Gotham - 'Mr. Freeze'

"Much used MST3K Quote."
Somewhere in Gotham, a man is freezing people with supercooled liquid helium, and one of his victims is a beat cop who catches him in the act (a beat cop who looks enough like Rookie Parks that it's starting to look like Gotham's ever more baroque underworld has it in for the black woman.) Jim Gordon, cleared of all wrongdoing with the blame for Theo Galavan's death firmly pinned to the Penguin, is back at work and tracking the killer in his own highly imitable style, while Bullock's usual ribbing almost provokes the increasingly unstable Nygma to violence.

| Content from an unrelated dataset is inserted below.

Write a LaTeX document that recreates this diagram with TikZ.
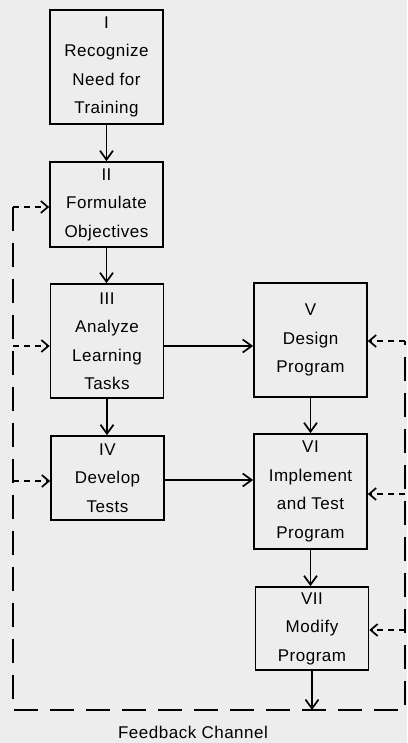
\documentclass[tikz,border=0pt]{standalone}
\usepackage{fontspec}
\setmainfont{Liberation Sans}[LetterSpace=3]
\usetikzlibrary{arrows.meta}
\newcommand{\fs}{\fontsize{17}{28.5}\selectfont}
\begin{document}
\begin{tikzpicture}[x=1pt,y=-1pt,
  box/.style={draw, line width=1.7pt, minimum width=113pt, inner sep=0pt, align=center, font=\fs},
  arr/.style={line width=1.7pt, -{Straight Barb[length=9pt,width=13pt,line width=1.7pt]}},
  fb/.style={line width=1.7pt, dash pattern=on 24pt off 12pt},
  fbarr/.style={line width=1.7pt, dash pattern=on 6pt off 5pt, -{Straight Barb[length=7pt,width=12pt,line width=1.7pt]}}]
\useasboundingbox (0,0) rectangle (407,743);
\fill[black!7] (0,0) rectangle (407,743);
\node[box, minimum height=114pt] (n1) at (106.5,67) {I\\Recognize\\Need for\\Training};
\node[box, minimum height=85pt] (n2) at (106.5,204.5) {II\\Formulate\\Objectives};
\node[box, minimum height=114pt] (n3) at (107,341) {III\\Analyze\\Learning\\Tasks};
\node[box, minimum height=84pt] (n4) at (107.5,478) {IV\\Develop\\Tests};
\node[box, minimum height=114pt] (n5) at (310.5,340) {V\\Design\\Program};
\node[box, minimum height=115pt] (n6) at (310.5,491.5) {VI\\Implement\\and Test\\Program};
\node[box, minimum height=83pt] (n7) at (312,628.5) {VII\\Modify\\Program};
\node[font=\fs] (fc) at (193,732) {Feedback Channel};
\coordinate (tl) at (13,207);
\coordinate (bl) at (13,710);
\coordinate (br) at (405,710);
\coordinate (tr) at (405,341);
\coordinate (l3) at (13,346);
\coordinate (l4) at (13,481);
\coordinate (r6) at (405,494);
\coordinate (r7) at (405,630);
\draw[arr] (n1.south) -- (n2.north);
\draw[arr] (n2.south) -- (n2.south |- n3.north);
\draw[arr] (n3.south) -- (n3.south |- n4.north);
\draw[arr] ([yshift=-5pt]n3.east) -- ([yshift=-5pt]n3.east -| n5.west);
\draw[arr] ([yshift=-2pt]n4.east) -- ([yshift=-2pt]n4.east -| n6.west);
\draw[arr] (n5.south) -- (n5.south |- n6.north);
\draw[arr] (n6.south) -- (n6.south |- n7.north);
\draw[arr] (n7.south) -- (n7.south |- bl);
\draw[fb] (tl) -- (bl) -- (br) -- (tr);
\draw[fbarr] (tl) -- (tl -| n2.west);
\draw[fbarr] (l3) -- (l3 -| n3.west);
\draw[fbarr] (l4) -- (l4 -| n4.west);
\draw[fbarr] (tr) -- (tr -| n5.east);
\draw[fbarr] (r6) -- (r6 -| n6.east);
\draw[fbarr] (r7) -- (r7 -| n7.east);
\end{tikzpicture}
\end{document}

We meet Victor Fries and his wife Nora. Usually present only as an astonishingly literal woman in the refrigerator, here we meet Nora still animate, a sickly but real woman on the verge of giving in to the pain and struggle of just keeping breathing, while Victor fights to find a way to freeze her in such a way that she can be revived without liquifying. He gives himself away, however, when a surly pharmacist refuses to refill one of Nora's prescriptions, leaving the original bottle behind with his address on and allowing Gordon and Bullock to collect his experiments and take Nora into custody, and it's Nora's refusal to flip on Victor that lifts her role, I think. She acknowledges that he's done wrong, but he's done it for her, and she won't betray him after that. Maybe she'll be giving him an earful later, but the police can whistle.

Victor tries to hand himself in so he can give the cops the pills Nora needs, but he gets lined up with the rest of the kooks claiming responsibility and then walks out when one of his victims recovers, giving him hope that he can save Nora after all. I see another appalling failure of GCPD security in the near future.

Barnes captures Penguin and hopes that he'll give him enough evidence to reopen the case on Gordon, but Penguin owns all responsibility and cops an insanity plea, winding up in Arkham under the care of the sinister Dr Hugo Strange, a man who apparently makes a practice of talking his patients into brutal self-mutilation and is running the Indian Hill research institute under Arkham. He seems very interested in word of Victor Fries' success.

Oh, and Tabitha Galavan gets all cosy with Butch, the current boss of Gotham's underworld, but it's Tabitha Galavan, so I find it hard to care.

As we enter the Wrath of the Villains half of the series, Fries and Strange at least look more interesting than Galavan, not least because they're not some Johnny Come Lately smug snakes we're supposed to take seriously because... I don't know. The Fries tragedy is playing out in front of us, which is pretty awesome, Strange is genuinely creepy, and Indian Hill is much easier to get a handle on than the Order of St Dumas, who were basically never explained in any real way. Sadly, even with a big secret, Gordon remains a bland lump of nothing, as convincingly dark and edgy as Riley Finn.